Certamente isso foi verdade por muito tempo, e o Surrealismo teve muito sucesso em reconhecer o que era normal e convencional e, portanto, deveria ser combatido. Esse inconformismo foi cultivado com muita atenção em intensos debates internos. Resumindo: surrealistas queriam materializar um individualismo divergente, que envolvesse mais coletividade ao mesmo tempo.

Entretanto, já nos anos 1960, ficou claro que apenas essas divergências não seriam mais suficientes, pois elas próprias já haviam se tornado parcialmente sistêmicas. Ainda hoje a direita opera naturalmente com o “selvagem” – embora sob signos autoritários. Nesse aspecto, o Surrealismo foi superado em muitos aspectos pelas pessoas erradas.
 

Como a arte reage hoje a novos autoritarismos ou tendências políticas “bizarras”?

Gostaria de inverter a questão e abordá-la de forma positiva a partir da arte surrealista. No Surrealismo, a arte não devia tratar apenas de acontecimentos atuais. Não se escrevia sobre uma imagem: “Sou contra a guerra”. Algo assim era visto como uma restrição das possibilidades da arte. Esta produzia algo único, talvez perturbador, de qualquer maneira intenso. Contudo, isso não impedia artistas de participar ativamente da vida política. Hoje observo que a arte muitas vezes só reage aos acontecimentos atuais e então formula declarações políticas em forma de obras.
 

O que podemos aprender com a história antifascista do Surrealismo para os dias de hoje?

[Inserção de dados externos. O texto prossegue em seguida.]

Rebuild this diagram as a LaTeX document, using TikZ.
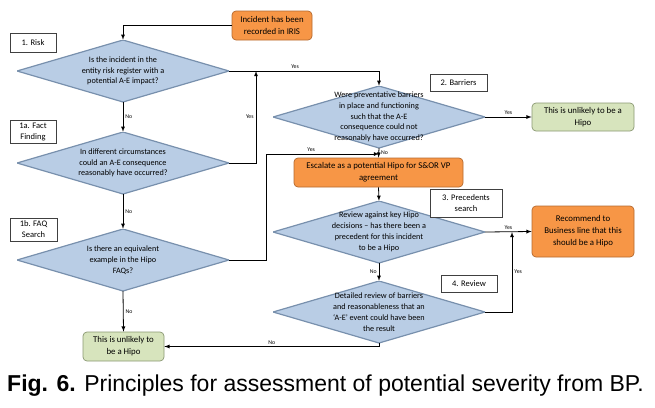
\documentclass[tikz,border=0pt]{standalone}
\usepackage{fontspec}
\setmainfont{Carlito}
\newfontfamily\capfont{Liberation Sans}
\usetikzlibrary{positioning}

\definecolor{diafill}{HTML}{B9CDE5}
\definecolor{diaedge}{HTML}{7890AD}
\definecolor{orfill}{HTML}{F79646}
\definecolor{oredge}{HTML}{B4692F}
\definecolor{grfill}{HTML}{D7E4BD}
\definecolor{gredge}{HTML}{8A9872}

\tikzset{
  dia/.style={rectangle, minimum width=212pt, minimum height=62pt, inner sep=0pt,
    align=center, font=\fontsize{8.2}{10.8}\selectfont,
    path picture={
      \fill[diafill] (path picture bounding box.north) -- (path picture bounding box.east)
        -- (path picture bounding box.south) -- (path picture bounding box.west) -- cycle;
      \draw[diaedge, line width=1.2pt] (path picture bounding box.north) -- (path picture bounding box.east)
        -- (path picture bounding box.south) -- (path picture bounding box.west) -- cycle;
    }},
  orbox/.style={rectangle, rounded corners=4pt, draw=oredge, fill=orfill, line width=0.7pt,
    align=center, inner sep=1pt, font=\fontsize{8.8}{12}\selectfont},
  grbox/.style={rectangle, rounded corners=4pt, draw=gredge, fill=grfill, line width=0.7pt,
    align=center, inner sep=1pt, font=\fontsize{8.8}{12}\selectfont},
  tag/.style={rectangle, draw=black!75, line width=0.7pt, fill=white, align=center,
    inner sep=1pt, font=\fontsize{8.5}{11}\selectfont},
  lbl/.style={font=\fontsize{5.8}{6}\selectfont, inner sep=2pt},
  arr/.style={-latex, line width=0.8pt}
}

\begin{document}
\begin{tikzpicture}[x=1pt, y=-1pt]
    \useasboundingbox (0,0) rectangle (655,407);

    % Left column
    \node[orbox, minimum width=80pt, minimum height=29pt] (iris) at (272,25.5) {Incident has been\\recorded in IRIS};
    \node[dia] (risk) at (123,71) {Is the incident in the\\entity risk register with a\\potential A-E impact?};
    \node[dia] (fact) at (123,163) {In different circumstances\\could an A-E consequence\\reasonably have occurred?};
    \node[dia] (faq) at (123,260) {Is there an equivalent\\example in the Hipo\\FAQs?};
    \node[grbox, minimum width=81pt, minimum height=29pt] (unlikelyA) at (123.5,346.5) {This is unlikely to\\be a Hipo};

    % Right column
    \node[dia] (barrier) at (379,117) {Were preventative barriers\\in place and functioning\\such that the A-E\\consequence could not\\reasonably have occurred?};
    \node[grbox, minimum width=102pt, minimum height=28pt] (unlikelyB) at (583,117) {This is unlikely to be a\\Hipo};
    \node[orbox, minimum width=169pt, minimum height=29pt] (escalate) at (378.5,172.5) {Escalate as a potential Hipo for S\&OR VP\\agreement};
    \node[dia] (precedent) at (379,232) {Review against key Hipo\\decisions -- has there been a\\precedent for this incident\\to be a Hipo};
    \node[orbox, minimum width=102pt, minimum height=51pt] (recommend) at (583,231.5) {Recommend to\\Business line that this\\should be a Hipo};
    \node[dia] (review) at (379,312) {Detailed review of barriers\\and reasonableness that an\\`A-E' event could have been\\the result};

    % Step tags
    \node[tag, minimum width=46pt, minimum height=19pt] (tRisk) at (33,42.5) {1. Risk};
    \node[tag, minimum width=46pt, minimum height=23pt] (tFact) at (33,131.5) {1a. Fact\\Finding};
    \node[tag, minimum width=47pt, minimum height=23pt] (tFaq) at (33.5,229.5) {1b. FAQ\\Search};
    \node[tag, minimum width=57pt, minimum height=17pt] (tBarrier) at (458.5,82.5) {2. Barriers};
    \node[tag, minimum width=72pt, minimum height=28pt] (tPrec) at (466,203) {3. Precedents\\search};
    \node[tag, minimum width=56pt, minimum height=17pt] (tReview) at (469,283.5) {4. Review};

    % Join points
    \coordinate (j1) at (256,71);
    \coordinate (j2) at (379,154);
    \coordinate (j3) at (512,232);

    % Connectors
    \draw[arr] (iris.west) -| (risk.north);
    \draw[arr] (risk.east) -| node[lbl, pos=0.22, above] {Yes} (barrier.north);
    \draw[arr] (risk.south) -- node[lbl, right] {No} (fact.north);
    \draw[arr] (fact.east) -| node[lbl, pos=0.75, left] {Yes} (j1);
    \draw[arr] (fact.south) -- node[lbl, right] {No} (faq.north);
    \draw[arr] (faq.south) -- node[lbl, right] {No} (unlikelyA.north);
    \draw[arr] (faq.east) -| (266,154) -- node[lbl, pos=0.4, above] {Yes} (j2);
    \draw[arr] (barrier.south) -- node[lbl, right] {No} (escalate.north);
    \draw[arr] (barrier.east) -- node[lbl, above] {Yes} (unlikelyB.west);
    \draw[arr] (escalate.south) -- (precedent.north);
    \draw[arr] (precedent.east) -- node[lbl, above] {Yes} (recommend.west);
    \draw[arr] (precedent.south) -- node[lbl, left] {No} (review.north);
    \draw[arr] (review.east) -| node[lbl, pos=0.75, right] {Yes} (j3);
    \draw[arr] (review.south) |- node[lbl, pos=0.75, above] {No} (unlikelyA.east);

    % Caption
    \node[anchor=west, inner sep=0pt, font=\capfont\fontsize{23}{26}\selectfont] (caption) at (7,386) {\textbf{Fig. 6.} Principles for assessment of potential severity from BP.};
\end{tikzpicture}
\end{document}
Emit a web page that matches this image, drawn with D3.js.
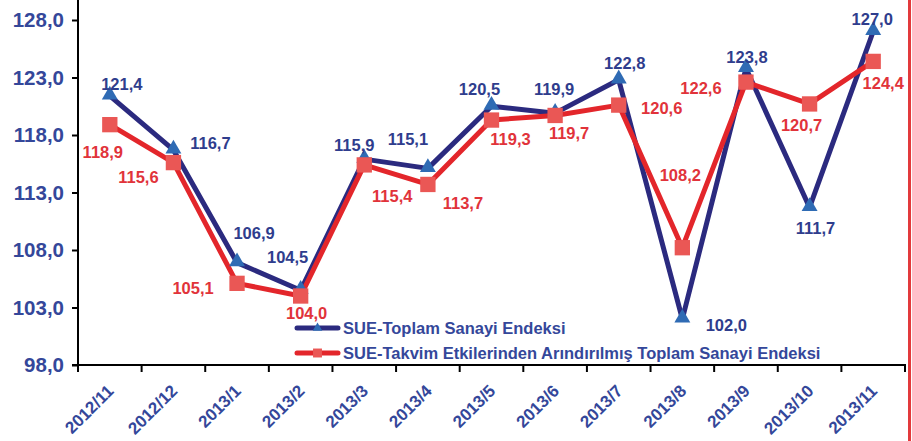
<!DOCTYPE html>
<html>
<head>
<meta charset="utf-8">
<script src="https://cdn.jsdelivr.net/npm/d3@7/dist/d3.min.js"></script>
<style>
  html, body { margin: 0; padding: 0; background: #fff; }
  svg { display: block; font-family: Arial, "Liberation Sans", sans-serif; font-weight: bold; }
</style>
</head>
<body>
<svg id="chart" width="912" height="441"></svg>
<script>
// ---- data ----
const categories = ["2012/11","2012/12","2013/1","2013/2","2013/3","2013/4","2013/5","2013/6","2013/7","2013/8","2013/9","2013/10","2013/11"];
const toplamSanayi = [121.4,116.7,106.9,104.5,115.9,115.1,120.5,119.9,122.8,102.0,123.8,111.7,127.0];
const takvimArindirilmis = [118.9,115.6,105.1,104.0,115.4,113.7,119.3,119.7,120.6,108.2,122.6,120.7,124.4];
const yTickValues = [98,103,108,113,118,123,128];
const seriesNames = ["SUE-Toplam Sanayi Endeksi", "SUE-Takvim Etkilerinden Arındırılmış Toplam Sanayi Endeksi"];

// ---- layout (label placement offsets, px) ----
const blueLabelOffsets = [[12,-12],[37,-7],[17,-30],[-13,-33],[-10,-14],[-20,-29],[-12,-17],[-1,-24],[6,-17],[44,6],[1,-11],[6,21],[-1,-13]];
const redLabelOffsets  = [[-7,27],[-35,14],[-44,5],[6,17],[28,31],[35,19],[19,19],[14,18],[43,3],[-2,-73],[-45,6],[-8,21],[10,22]];

const C = {
  blueLine: "#2B2A7F", blueMarker: "#2F6BB4", blueText: "#2F3D8D",
  redLine: "#E3262B", redMarker: "#EA5755", redText: "#E1333A",
  axisText: "#34479A"
};

const svg = d3.select("#chart");
const x = d3.scaleBand().domain(categories).range([78, 905]);
const y = d3.scaleLinear().domain([98, 128]).range([365, 20]);
const cx = d => x(d) + x.bandwidth() / 2;
const fmt = v => d3.format(".1f")(v).replace(".", ",");

// right border line
svg.append("line").attr("x1", 909.5).attr("x2", 909.5).attr("y1", 0).attr("y2", 441)
  .attr("stroke", "#E23A3C").attr("stroke-width", 3);

// y axis
const yAxis = svg.append("g").attr("transform", "translate(78,0)")
  .call(d3.axisLeft(y).tickValues(yTickValues).tickSize(6).tickSizeOuter(0).tickFormat(fmt));
yAxis.select(".domain").remove();
yAxis.selectAll(".tick line").attr("stroke", "#000").attr("stroke-width", 2);
yAxis.selectAll(".tick text").attr("x", -14).attr("fill", C.axisText)
  .style("font-size", "20.5px").style("font-weight", "bold").style("font-family", "Arial, 'Liberation Sans', sans-serif");
svg.append("line").attr("x1", 78).attr("x2", 78).attr("y1", 0).attr("y2", 366)
  .attr("stroke", "#000").attr("stroke-width", 2);

// x axis
const xAxis = svg.append("g").attr("transform", "translate(0,365)")
  .call(d3.axisBottom(x).tickSize(0).tickSizeOuter(0));
xAxis.select(".domain").attr("stroke", "#000").attr("stroke-width", 2).attr("d", "M72,0H906");
xAxis.selectAll(".tick text")
  .attr("fill", C.axisText)
  .style("font-size", "17px").style("font-weight", "bold").style("font-family", "Arial, 'Liberation Sans', sans-serif")
  .attr("text-anchor", "end")
  .attr("dy", null).attr("y", 0)
  .attr("transform", "translate(5,27) rotate(-45)");
const boundaries = categories.map(c => x(c)).concat([x.range()[1]]);
svg.append("g").selectAll("line").data(boundaries).join("line")
  .attr("x1", d => d).attr("x2", d => d).attr("y1", 365).attr("y2", 372)
  .attr("stroke", "#000").attr("stroke-width", 2);

// lines
const lineGen = vals => d3.line().x((d, i) => cx(categories[i])).y(d => y(d))(vals);
svg.append("path").attr("d", lineGen(toplamSanayi)).attr("fill", "none")
  .attr("stroke", C.blueLine).attr("stroke-width", 5).attr("stroke-linejoin", "round");
svg.append("path").attr("d", lineGen(takvimArindirilmis)).attr("fill", "none")
  .attr("stroke", C.redLine).attr("stroke-width", 5).attr("stroke-linejoin", "round");

// markers
const tri = d3.symbol().type(d3.symbolTriangle).size(110);
const sq = d3.symbol().type(d3.symbolSquare).size(235);
svg.append("g").selectAll("path").data(toplamSanayi).join("path")
  .attr("d", tri).attr("transform", (d, i) => `translate(${cx(categories[i])},${y(d) - 1})`)
  .attr("fill", C.blueMarker);
svg.append("g").selectAll("path").data(takvimArindirilmis).join("path")
  .attr("d", sq).attr("transform", (d, i) => `translate(${cx(categories[i])},${y(d)})`)
  .attr("fill", C.redMarker);

// data labels
svg.append("g").selectAll("text").data(toplamSanayi).join("text")
  .attr("x", (d, i) => cx(categories[i]) + blueLabelOffsets[i][0])
  .attr("y", (d, i) => y(d) + blueLabelOffsets[i][1])
  .attr("text-anchor", "middle").attr("dominant-baseline", "central")
  .attr("fill", C.blueText).style("font-size", "16.5px").text(fmt);
svg.append("g").selectAll("text").data(takvimArindirilmis).join("text")
  .attr("x", (d, i) => cx(categories[i]) + redLabelOffsets[i][0])
  .attr("y", (d, i) => y(d) + redLabelOffsets[i][1])
  .attr("text-anchor", "middle").attr("dominant-baseline", "central")
  .attr("fill", C.redText).style("font-size", "16.5px").text(fmt);

// legend
const legend = svg.append("g");
const legendItems = [
  { name: seriesNames[0], line: C.blueLine, marker: C.blueMarker, sym: d3.symbol().type(d3.symbolTriangle).size(40), y: 328 },
  { name: seriesNames[1], line: C.redLine, marker: C.redMarker, sym: d3.symbol().type(d3.symbolSquare).size(80), y: 353 }
];
legendItems.forEach(it => {
  legend.append("line").attr("x1", 297).attr("x2", 338).attr("y1", it.y).attr("y2", it.y)
    .attr("stroke", it.line).attr("stroke-width", 5).attr("stroke-linecap", "round");
  legend.append("path").attr("d", it.sym).attr("transform", `translate(317.5,${it.y})`).attr("fill", it.marker);
  legend.append("text").attr("x", 343).attr("y", it.y).attr("dominant-baseline", "central")
    .attr("fill", C.axisText).style("font-size", "16.5px").text(it.name);
});
</script>
</body>
</html>
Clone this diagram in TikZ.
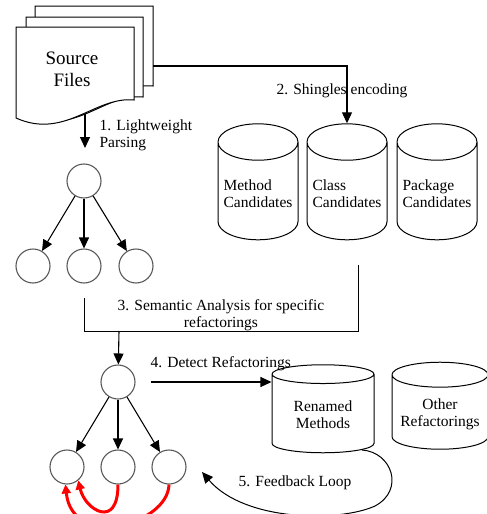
\documentclass[tikz,border=0pt]{standalone}
\usepackage{fontspec}
\setmainfont{Liberation Serif}
\usepackage{tikz}
\usetikzlibrary{positioning,shapes.geometric,arrows.meta}

\begin{document}
\begin{tikzpicture}[x=1pt,y=-1pt,
    every node/.style={font=\fontsize{15.5}{17}\selectfont},
    vertex/.style={circle,draw=black!65,line width=1.1pt,minimum size=34pt,inner sep=0pt},
    store/.style={cylinder,shape border rotate=90,draw,line width=1pt,inner sep=2pt},
    flow/.style={line width=1.1pt,-{Triangle[length=11pt,width=10pt]}},
    loopback/.style={red,line width=3pt,-{Triangle[length=9pt,width=9pt]}},
    sheet/.style={draw,fill=white,line width=1pt}]
    \useasboundingbox (0,0) rectangle (487,514);
    \clip (0,0) rectangle (487,514);

    \foreach \l/\t/\r/\b in {35/6/153/86, 26/17/143/97, 16/27/134/100}
        \draw[sheet] (\l,\t) -- (\r,\t) -- (\r,\b) .. controls (\r-39,\b-4) and (\l+49,\b+40) .. (\l,\b+18) -- cycle;
    \node[align=center,font=\fontsize{19}{22}\selectfont] (src) at (72,69) {Source\\Files};
    \coordinate (srcR) at (153,66);
    \coordinate (srcB) at (85,114);
    \coordinate (parse) at (85,148);

    \node[store,align=left,aspect=0.5,minimum width=80pt,minimum height=116pt] (meth) at (258,194) {Method\\Candidates};
    \node[store,align=left,aspect=0.5,minimum width=80pt,minimum height=116pt] (cls) at (347,194) {Class\\Candidates};
    \node[store,align=left,aspect=0.5,minimum width=80pt,minimum height=116pt] (pkg) at (437,194) {Package\\Candidates};

    \draw[flow] (srcR) -| (cls.north);
    \node (lbl2) at (342,91) {2. Shingles encoding};
    \draw[flow] (srcB) -- (parse);
    \node[anchor=north west,align=left] (lbl1) at (96,116) {1. Lightweight\\Parsing};

    \node[vertex] (p1) at (84,181) {};
    \node[vertex] (c11) at (33,266) {};
    \node[vertex] (c12) at (84,266) {};
    \node[vertex] (c13) at (136,266) {};
    \foreach \c in {c11,c12,c13}
        \draw[flow] (p1) -- (\c);

    \coordinate (semL) at (84,298);
    \coordinate (semBL) at (84,331);
    \coordinate (semBR) at (358,331);
    \coordinate (semR) at (358,265);
    \coordinate (semOut) at (119,331);
    \draw[line width=1pt] (semL) -- (semBL) -- (semBR) -- (semR);
    \node[align=center] (lbl3) at (221,315.5) {3. Semantic Analysis for specific\\refactorings};

    \node[vertex] (p2) at (118,382) {};
    \node[vertex] (c21) at (67,467) {};
    \node[vertex] (c22) at (118,467) {};
    \node[vertex] (c23) at (169,467) {};
    \draw[flow] (semOut) -- (p2);
    \foreach \c in {c21,c22,c23}
        \draw[flow] (p2) -- (\c);

    \node[store,align=center,aspect=0.3,minimum width=102pt,minimum height=88pt] (ren) at (323,415) {Renamed\\Methods};
    \node[store,align=center,aspect=0.3,minimum width=96pt,minimum height=87pt] (oth) at (440,414) {Other\\Refactorings};
    \coordinate (detS) at (151,382);
    \draw[flow] (detS) -- (detS -| ren.west);
    \node[anchor=west] (lbl4) at (147,364) {4. Detect Refactorings};

    \coordinate (fbS) at (362,450);
    \coordinate (fbE) at (202,472);
    \draw[flow,line width=1pt] (fbS) .. controls (392,452) and (405,490) .. (375,506) .. controls (340,522) and (245,522) .. (fbE);
    \node (lbl5) at (295,483) {5. Feedback Loop};

    \draw[loopback] (c22.south) .. controls (118,530) and (85,510) .. (c21.-50);
    \draw[loopback] (c23.south) .. controls (168,525) and (72,550) .. (c21.-95);
\end{tikzpicture}
\end{document}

A filósofa Elisabeth Lenk descreveu assim: ao combinarem a teoria crítica e a prática do Surrealismo, artistas do movimento conseguiram adicionar uma nova dimensão ao político. Mesmo nas situações mais adversas, mantiveram-se acima delas, produziram arte em campos de detenção e promoveram exposições em copas de árvores, enquanto aguardavam autorizações para sair do país. Vemos Claude Cahun após uma sentença de morte, felizmente impedida pelo fim da guerra, em um retrato fotográfico mordendo com confiança uma pequena águia do Reich. A superioridade de artistas do Surrealismo não dependia da benevolência dos autoritários. Essa diversidade de camadas às vezes falta hoje em dia. Podemos certamente aprender com essa mistura de alto nível, espírito combativo e humor.